A questão do consenso é essencial na gestão familiar. Não significa esperar que todos concordem sempre com todas as decisões, mas de fomentar um entendimento entre as lideranças que não seja pautado simplesmente pelo “aceite”. Quem simplesmente “aceita” acaba, por vezes, “engolindo” determinadas situações que podem explodir em descontentamento posteriormente.
Orientações para a gestão familiar
Entre as principais orientações da AMCHAM para uma correta gestão familiar está a separação entre os laços profissionais e pessoais. Isso porque a conexão emocional entre as partes envolvidas na administração de uma empresa familiar pode gerar conflitos e/ou ampliar problemas.

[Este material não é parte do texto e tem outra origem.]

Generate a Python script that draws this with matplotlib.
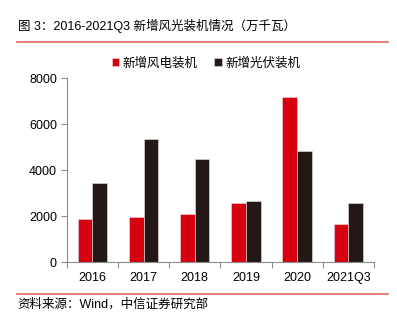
import matplotlib.pyplot as plt
import numpy as np
from matplotlib.lines import Line2D

plt.rcParams['font.family'] = ['Liberation Sans', 'Noto Sans CJK SC']

years = ['2016', '2017', '2018', '2019', '2020', '2021Q3']
wind = [1870, 1960, 2110, 2570, 7170, 1650]
solar = [3460, 5340, 4470, 2650, 4830, 2560]

red = '#D7000F'
dark = '#231815'
axcol = '#8C8C8C'

fig = plt.figure(figsize=(3.97, 3.24), dpi=100)
ax = fig.add_axes([0.168, 0.191, 0.774, 0.567])

x = np.arange(len(years))
w = 0.287
ax.bar(x - w / 2, wind, w, color=red, edgecolor='#E8E0E0', linewidth=0.4, label='新增风电装机')
ax.bar(x + w / 2, solar, w, color=dark, edgecolor='#E8E0E0', linewidth=0.4, label='新增光伏装机')

ax.set_xlim(-0.5, len(years) - 0.5)
ax.set_ylim(0, 8000)
ax.set_yticks([0, 2000, 4000, 6000, 8000])
ax.set_xticks(np.arange(-0.5, len(years)), labels=[])
ax.set_xticks(x, labels=years, minor=True)
ax.tick_params(axis='x', which='major', length=4, color=axcol, direction='out')
ax.tick_params(axis='x', which='minor', length=0, labelsize=9, pad=7)
ax.tick_params(axis='y', length=4, color=axcol, labelsize=9, pad=3)
for s in ['top', 'right']:
    ax.spines[s].set_visible(False)
for s in ['left', 'bottom']:
    ax.spines[s].set_color(axcol)
    ax.spines[s].set_linewidth(0.8)

ax.legend(loc='lower center', bbox_to_anchor=(0.453, 1.0), ncol=2, frameon=False,
          fontsize=9, handlelength=0.6, handleheight=0.6, handletextpad=0.3,
          columnspacing=1.3, borderaxespad=0.3)

fig.text(0.045, 0.920, '图 3：2016-2021Q3 新增风光装机情况（万千瓦）', fontsize=9,
         va='center', ha='left')
fig.add_artist(Line2D([0.043, 0.977], [0.870, 0.870], color='#E06666', linewidth=1.2))
fig.add_artist(Line2D([0.043, 0.977], [0.093, 0.093], color='#E06666', linewidth=1.2))
fig.text(0.045, 0.060, '资料来源：Wind，中信证券研究部', fontsize=9, va='center', ha='left')

fig.savefig('out.png', dpi=100)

“Empresas familiares precisam de uma separação muito bem definida do que é pessoal e do que é trabalho. Uma divisão que consiga deixar de lado questões familiares na hora da reunião de trabalho. Investir em tecnologia e inteligência de dados é uma boa ideia nesse caso, para que as decisões sejam cada vez mais baseada em informação de mercado e menos na relação entre quem decide”, aponta a entidade.

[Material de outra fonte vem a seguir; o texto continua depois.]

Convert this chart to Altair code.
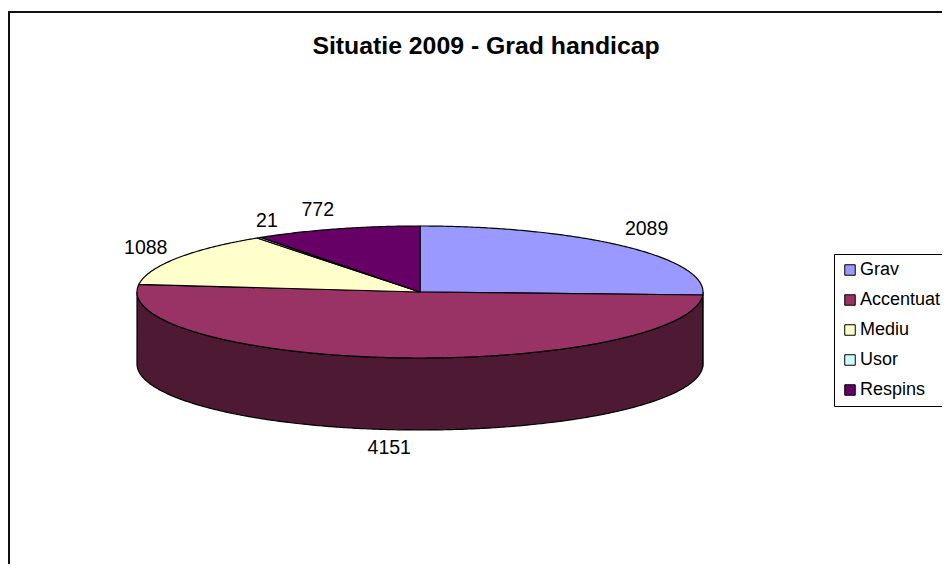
import math
import altair as alt
import numpy as np

categories = ["Grav", "Accentuat", "Mediu", "Usor", "Respins"]
values = [2089, 4151, 1088, 21, 772]
top_colors = ["#9999FF", "#993366", "#FFFFCC", "#CCFFFF", "#660066"]
side_colors = ["#4D4D80", "#4D1933", "#808066", "#668080", "#330033"]
title_text = "Situatie 2009 - Grad handicap"

# pie geometry, in chart pixels
W, H = 934, 556
CX, CY, RX, RY, DEPTH = 412, 284, 283, 66, 72
# nudges of each value label away from the rim of its slice
label_nudge = {"Grav": (22, -17), "Accentuat": (-8, 18), "Mediu": (-31, -10), "Usor": (8, -17), "Respins": (-19, -19)}


def rim(theta, drop=0):
    a = np.radians(theta)
    return np.column_stack([CX + RX * np.sin(a), CY - RY * np.cos(a) + drop])


def feature(name, ring, color):
    ring = [[float(x), float(y)] for x, y in ring]
    ring.append(ring[0])
    return {
        "type": "Feature",
        "properties": {"name": name, "color": color},
        "geometry": {"type": "Polygon", "coordinates": [ring]},
    }


total = sum(values)
edges = np.concatenate([[0], np.cumsum(values)]) * 360.0 / total
tops, sides, labels = [], [], []
for i, name in enumerate(categories):
    a0, a1 = edges[i], edges[i + 1]
    arc = np.linspace(a0, a1, max(3, int((a1 - a0) * 2)))
    tops.append(feature(name, np.vstack([[[CX, CY]], rim(arc)]), top_colors[i]))
    s0, s1 = max(a0, 90), min(a1, 270)
    if s1 > s0:
        sarc = np.linspace(s0, s1, max(3, int((s1 - s0) * 2)))
        sides.append(feature(name, np.vstack([rim(sarc), rim(sarc[::-1], DEPTH)]), side_colors[i]))
    mid = (a0 + a1) / 2
    p = rim(np.array([mid]), DEPTH if 90 < mid < 270 else 0)[0]
    dx, dy = label_nudge[name]
    labels.append({"name": name, "value": values[i], "px": float(p[0] + dx), "py": float(p[1] + dy)})

proj = alt.Projection(type="identity", reflectY=False, scale=1, translate=[0, 0])

side_layer = (
    alt.Chart(alt.Data(values=sides))
    .mark_geoshape(stroke="black", strokeWidth=1.2)
    .encode(fill=alt.Fill("properties.color:N", scale=None, legend=None))
    .project(**proj.to_dict())
)
top_layer = (
    alt.Chart(alt.Data(values=tops))
    .mark_geoshape(stroke="black", strokeWidth=1.2)
    .encode(
        fill=alt.Fill(
            "properties.name:N",
            scale=alt.Scale(domain=categories, range=top_colors),
            sort=categories,
            legend=alt.Legend(
                title=None,
                orient="none",
                legendX=826,
                legendY=246,
                symbolType="square",
                symbolSize=110,
                symbolStrokeColor="black",
                symbolStrokeWidth=1,
                labelFont="Liberation Sans",
                labelFontSize=18,
                labelColor="black",
                labelOffset=1,
                rowPadding=12,
                padding=7,
                strokeColor="black",
                fillColor="white",
                labelLimit=200,
            ),
        )
    )
    .project(**proj.to_dict())
)
xs = alt.Scale(domain=[0, W], range=[0, W])
ys = alt.Scale(domain=[0, H], range=[0, H])
label_layer = (
    alt.Chart(alt.Data(values=labels))
    .mark_text(font="Liberation Sans", fontSize=19.5, color="black", baseline="middle", align="center")
    .encode(x=alt.X("px:Q", scale=xs, axis=None), y=alt.Y("py:Q", scale=ys, axis=None), text="value:N")
)
frame_top = alt.Chart(alt.Data(values=[{"a": 0}])).mark_rule(color="#111111", strokeWidth=2).encode(
    x=alt.value(0), x2=alt.value(W), y=alt.value(4)
)
frame_left = alt.Chart(alt.Data(values=[{"a": 0}])).mark_rule(color="#111111", strokeWidth=2).encode(
    x=alt.value(1), y=alt.value(3), y2=alt.value(H)
)

chart = (
    alt.layer(side_layer, top_layer, label_layer, frame_top, frame_left)
    .resolve_scale(x="independent", y="independent", fill="independent")
    .properties(
        width=W,
        height=H,
        padding=0,
        autosize=alt.AutoSizeParams(type="none"),
        title=alt.TitleParams(
            title_text,
            font="Liberation Sans",
            fontSize=24.8,
            fontWeight="bold",
            color="black",
            anchor="middle",
            dx=11,
            dy=55,
        ),
    )
    .configure_view(stroke=None)
)

chart.save("out.html", embed_options={"renderer": "svg", "actions": False})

Outra orientação da AMCHAM diz respeito ao plano de sucessão. A entidade ressalta que cerca de 75% das empresas familiares fecham as portas após processos de sucessão mal sucedidos.
“Isso acontece porque, muitas vezes, o empreendedor original do negócio — um pai, uma avó — mantém muito do controle e da visão de mercado durante sua vida. O resultado disso é que os herdeiros da empresa dificilmente conseguem manter o nível de competitividade. Portanto, é crucial ter um plano de sucessão desde o começo da empresa. Principalmente se é você o líder desse empreendimento, faça questão de definir com clareza quem sucederá a gestão no futuro e também de preparar a pessoa para esse momento. Delegar, ensinar e se comunicar ajuda a incluir outros familiares no seu método de trabalho”, completa.
Vale destacar também a importância de um bom controle financeiro e de um planejamento claro de crescimento. É preciso que todos os familiares entendam e consigam diferenciar o que é dinheiro da empresa e o que é dinheiro da família.
“Investimentos, consolidação de reservas, pagamento de colaboradores, tudo isso deve vir antes da compensação. O pensamento a curto prazo faz com que muitas dessas pessoas limitem a capacidade de crescimento de uma empresa. Pensam apenas no ganho atual sem entender que o reinvestimento pode significar um patrimônio muito maior no futuro. A educação administrativa e o foco dos parentes fazem muita diferença para o futuro”, aponta a entidade.
Já o planejamento claro de crescimento faz diferença principalmente quando se considera que a empresa pode até ser controlada por uma família atualmente, mas isso não necessariamente deve ser verdade para sempre. Por isso, é muito importante traçar caminhos de crescimento, até para que os demais colaboradores e lideranças – que não fazem parte da família administradora – tenham segurança da confiabilidade do negócio.
Uma gestão familiar também não pode ser desculpa para uma comunicação ineficiente. Pelo contrário, boas práticas de comunicação, com transparência e eficácia, são determinantes para que as decisões de cada liderança e da empresa como um todo não sejam questionadas posteriormente.
O modelo de gestão familiar deve deixar de ser visto como um estigma que muitas vezes impede que as empresas projetem crescimentos efetivos e duradouros. Para isso, o alinhamento entre familiar e profissional é essencial para garantir um modelo que priorize as virtudes e os benefícios de cada um dos tipos de gestão.